Provided entries:
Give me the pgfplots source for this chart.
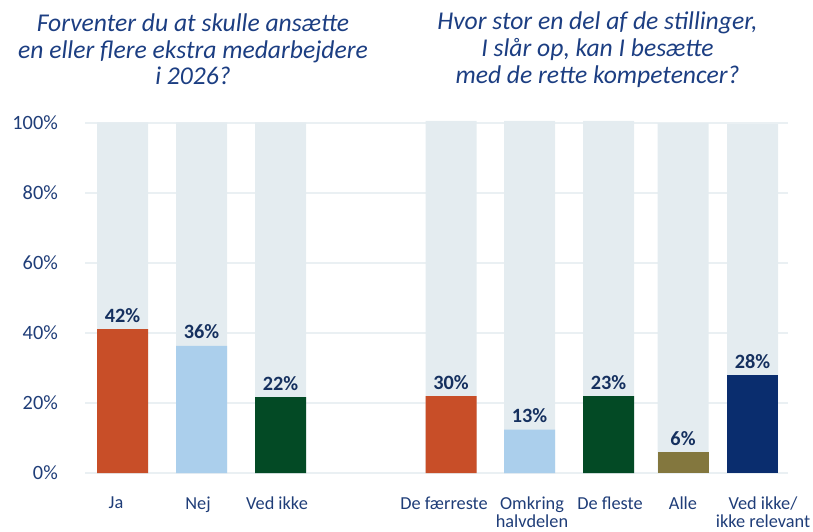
\documentclass[border=0pt]{standalone}
\usepackage{pgfplots}
\pgfplotsset{compat=1.18}
\usepackage{fontspec}
\setmainfont{Carlito}
\definecolor{bgbar}{HTML}{E4ECF0}
\definecolor{gridc}{HTML}{EAF0F3}
\definecolor{txtc}{HTML}{1F3D78}
\definecolor{valc}{HTML}{15305F}
\definecolor{titlec}{HTML}{1C3E82}
\definecolor{corange}{HTML}{C84E28}
\definecolor{clblue}{HTML}{ABCFEC}
\definecolor{cgreen}{HTML}{034A25}
\definecolor{colive}{HTML}{83773E}
\definecolor{cnavy}{HTML}{0A2D6E}
\begin{document}
\begin{tikzpicture}
\begin{axis}[name=ax,
  width=703pt, height=350pt, scale only axis,
  xmin=85, xmax=788, ymin=0, ymax=100,
  clip=false,
  axis line style={draw=none},
  major tick length=0pt,
  ytick={0,20,40,60,80,100},
  yticklabel={\pgfmathprintnumber{\tick}\%},
  /pgf/number format/assume math mode=true,
  yticklabel style={anchor=east, inner sep=0pt, xshift=-27pt, text=txtc, font=\fontsize{20.3}{22}\selectfont},
  ymajorgrids, grid style={color=gridc, line width=1.5pt},
  xtick={116,198,277,444,532,610,683,763},
  xticklabels={Ja, Nej, Ved ikke, De færreste, Omkring\\halvdelen, De fleste, Alle, Ved ikke/\\ikke relevant},
  xticklabel style={align=center, anchor=north, inner sep=0pt, yshift=-23.5pt, text=txtc, font=\fontsize{18.3}{18.5}\selectfont},
  every node near coord/.append style={anchor=base, inner sep=0pt, yshift=7pt, text=valc, font=\fontsize{20.3}{22}\selectfont\bfseries},
]
% background bars
\addplot[ybar, bar width=51, bar shift=0pt, fill=bgbar, draw=none] coordinates {
 (122.5,100.2) (201.5,100.2) (280.5,100.2)
 (451,100.6) (529.5,100.6) (608.5,100.6) (683,100) (752.5,99.7)};
% coloured bars
\addplot[ybar, bar width=51, bar shift=0pt, fill=corange, draw=none, point meta=explicit symbolic, nodes near coords] coordinates {
 (122.5,41.1) [42\%] (451,22) [30\%]};
\addplot[ybar, bar width=51, bar shift=0pt, fill=clblue, draw=none, point meta=explicit symbolic, nodes near coords] coordinates {
 (201.5,36.3) [36\%] (529.5,12.4) [13\%]};
\addplot[ybar, bar width=51, bar shift=0pt, fill=cgreen, draw=none, point meta=explicit symbolic, nodes near coords] coordinates {
 (280.5,21.7) [22\%] (608.5,22) [23\%]};
\addplot[ybar, bar width=51, bar shift=0pt, fill=colive, draw=none, point meta=explicit symbolic, nodes near coords] coordinates {
 (683,5.9) [6\%]};
\addplot[ybar, bar width=51, bar shift=0pt, fill=cnavy, draw=none, point meta=explicit symbolic, nodes near coords] coordinates {
 (752.5,28) [28\%]};
\node[align=center, text=titlec, font=\itshape\fontsize{25.6}{26.7}\selectfont] at (axis cs:193,121.0)
 {Forventer du at skulle ansætte\\en eller flere ekstra medarbejdere\\i 2026?};
\node[align=center, text=titlec, font=\itshape\fontsize{25.6}{26.7}\selectfont] at (axis cs:597.5,121.0)
 {Hvor stor en del af de stillinger,\\I slår op, kan I besætte\\med de rette kompetencer?};
\end{axis}
\pgfresetboundingbox
\path ([xshift=-85pt,yshift=-58pt]ax.south west) rectangle ([xshift=25pt,yshift=123pt]ax.north east);
\end{tikzpicture}
\end{document}
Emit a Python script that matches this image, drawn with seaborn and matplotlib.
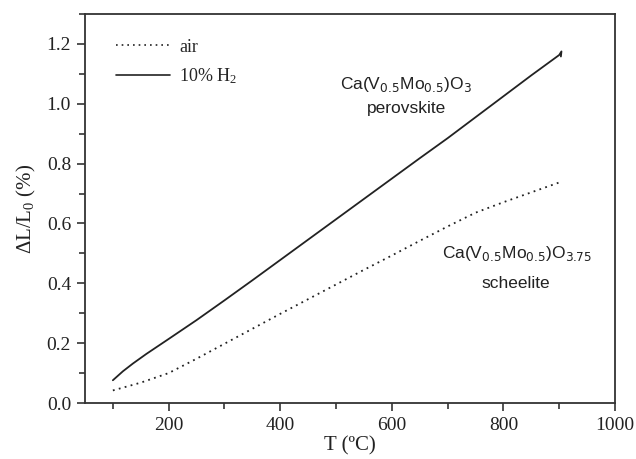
import matplotlib
matplotlib.use("Agg")
import matplotlib.pyplot as plt
from matplotlib.ticker import MultipleLocator
import seaborn as sns
import pandas as pd

# Thermal expansion of Ca(V0.5Mo0.5)O3 in two atmospheres
temp_air = [100, 150, 200, 250, 300, 350, 400, 450, 500, 550, 600,
            650, 700, 750, 800, 850, 900]
dl_air = [0.042, 0.068, 0.100, 0.148, 0.198, 0.248, 0.298, 0.347, 0.396,
          0.445, 0.493, 0.542, 0.590, 0.636, 0.671, 0.704, 0.737]

temp_h2 = [100, 118, 136, 160, 200, 250, 300, 350, 400, 450, 500, 550, 600,
           650, 700, 750, 800, 850, 900, 904, 903]
dl_h2 = [0.076, 0.106, 0.132, 0.164, 0.214, 0.277, 0.343, 0.410, 0.478,
         0.546, 0.614, 0.682, 0.750, 0.818, 0.885, 0.955, 1.025, 1.095,
         1.163, 1.175, 1.158]

labels = ["air", "10% H$_2$"]

df = pd.concat([
    pd.DataFrame({"T": temp_air, "dL": dl_air, "atm": labels[0]}),
    pd.DataFrame({"T": temp_h2, "dL": dl_h2, "atm": labels[1]}),
], ignore_index=True)

sns.set_theme(style="ticks")
plt.rcParams["font.family"] = ["Liberation Serif", "DejaVu Serif"]
plt.rcParams["mathtext.fontset"] = "custom"
plt.rcParams["mathtext.rm"] = "Liberation Serif"
plt.rcParams["mathtext.it"] = "Liberation Serif:italic"

fig = plt.figure(figsize=(6.36, 4.59), dpi=100)
ax = fig.add_axes([0.1336, 0.122, 0.8334, 0.8475])

sns.lineplot(data=df, x="T", y="dL", hue="atm", style="atm",
             palette=["#222222", "#222222"],
             dashes={labels[0]: (1, 2.4), labels[1]: ""},
             sort=False, estimator=None, units="atm",
             linewidth=1.3, ax=ax)

ax.set_xlim(50, 1000)
ax.set_ylim(0, 1.3)
ax.xaxis.set_major_locator(MultipleLocator(200))
ax.xaxis.set_minor_locator(MultipleLocator(100))
ax.yaxis.set_major_locator(MultipleLocator(0.2))
ax.yaxis.set_minor_locator(MultipleLocator(0.1))
ax.set_yticks([0.0, 0.2, 0.4, 0.6, 0.8, 1.0, 1.2])
ax.set_yticklabels(["0.0", "0.2", "0.4", "0.6", "0.8", "1.0", "1.2"])
ax.set_xticks([200, 400, 600, 800, 1000])

for s in ax.spines.values():
    s.set_linewidth(1.3)
    s.set_color("#333333")
ax.tick_params(axis="both", which="major", length=6, width=1.2,
               color="#333333", labelsize=14, labelcolor="#222222",
               direction="out", pad=4)
ax.tick_params(axis="both", which="minor", length=4, width=1.2,
               color="#333333", direction="out")

ax.set_xlabel("T (ºC)", fontsize=15, color="#222222", labelpad=2)
ax.set_ylabel("ΔL/L$_0$ (%)", fontsize=15, color="#222222", labelpad=6)

leg = ax.legend(loc="upper left", frameon=False, fontsize=13,
                handlelength=3.0, handletextpad=0.5, labelspacing=0.6,
                bbox_to_anchor=(0.045, 0.955), borderaxespad=0)
for line in leg.get_lines():
    line.set_linewidth(1.2)

sans = ["Liberation Sans", "DejaVu Sans"]
ax.text(625, 1.064, "Ca(V$_{\\mathsf{0.5}}$Mo$_{\\mathsf{0.5}}$)O$_{\\mathsf{3}}$",
        ha="center", va="center", fontsize=12.5, family=sans, color="#222222",
        math_fontfamily="dejavusans")
ax.text(627, 0.984, "perovskite", ha="center", va="center", fontsize=12.5,
        family=sans, color="#222222")
ax.text(824, 0.50, "Ca(V$_{\\mathsf{0.5}}$Mo$_{\\mathsf{0.5}}$)O$_{\\mathsf{3.75}}$",
        ha="center", va="center", fontsize=12.5, family=sans, color="#222222",
        math_fontfamily="dejavusans")
ax.text(822, 0.40, "scheelite", ha="center", va="center", fontsize=12.5,
        family=sans, color="#222222")

fig.savefig("out.png", dpi=100)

Problem requirements:
Only the lines starting at the line with "Emit a Python" and ending at the line with "ax.set_xticks([200, 400, 600, 800, 1000])" should be printed again, exactly and with both ends kept; omit the pictures.

Solution below:
Emit a Python script that matches this image, drawn with seaborn and matplotlib.
import matplotlib
matplotlib.use("Agg")
import matplotlib.pyplot as plt
from matplotlib.ticker import MultipleLocator
import seaborn as sns
import pandas as pd

# Thermal expansion of Ca(V0.5Mo0.5)O3 in two atmospheres
temp_air = [100, 150, 200, 250, 300, 350, 400, 450, 500, 550, 600,
            650, 700, 750, 800, 850, 900]
dl_air = [0.042, 0.068, 0.100, 0.148, 0.198, 0.248, 0.298, 0.347, 0.396,
          0.445, 0.493, 0.542, 0.590, 0.636, 0.671, 0.704, 0.737]

temp_h2 = [100, 118, 136, 160, 200, 250, 300, 350, 400, 450, 500, 550, 600,
           650, 700, 750, 800, 850, 900, 904, 903]
dl_h2 = [0.076, 0.106, 0.132, 0.164, 0.214, 0.277, 0.343, 0.410, 0.478,
         0.546, 0.614, 0.682, 0.750, 0.818, 0.885, 0.955, 1.025, 1.095,
         1.163, 1.175, 1.158]

labels = ["air", "10% H$_2$"]

df = pd.concat([
    pd.DataFrame({"T": temp_air, "dL": dl_air, "atm": labels[0]}),
    pd.DataFrame({"T": temp_h2, "dL": dl_h2, "atm": labels[1]}),
], ignore_index=True)

sns.set_theme(style="ticks")
plt.rcParams["font.family"] = ["Liberation Serif", "DejaVu Serif"]
plt.rcParams["mathtext.fontset"] = "custom"
plt.rcParams["mathtext.rm"] = "Liberation Serif"
plt.rcParams["mathtext.it"] = "Liberation Serif:italic"

fig = plt.figure(figsize=(6.36, 4.59), dpi=100)
ax = fig.add_axes([0.1336, 0.122, 0.8334, 0.8475])

sns.lineplot(data=df, x="T", y="dL", hue="atm", style="atm",
             palette=["#222222", "#222222"],
             dashes={labels[0]: (1, 2.4), labels[1]: ""},
             sort=False, estimator=None, units="atm",
             linewidth=1.3, ax=ax)

ax.set_xlim(50, 1000)
ax.set_ylim(0, 1.3)
ax.xaxis.set_major_locator(MultipleLocator(200))
ax.xaxis.set_minor_locator(MultipleLocator(100))
ax.yaxis.set_major_locator(MultipleLocator(0.2))
ax.yaxis.set_minor_locator(MultipleLocator(0.1))
ax.set_yticks([0.0, 0.2, 0.4, 0.6, 0.8, 1.0, 1.2])
ax.set_yticklabels(["0.0", "0.2", "0.4", "0.6", "0.8", "1.0", "1.2"])
ax.set_xticks([200, 400, 600, 800, 1000])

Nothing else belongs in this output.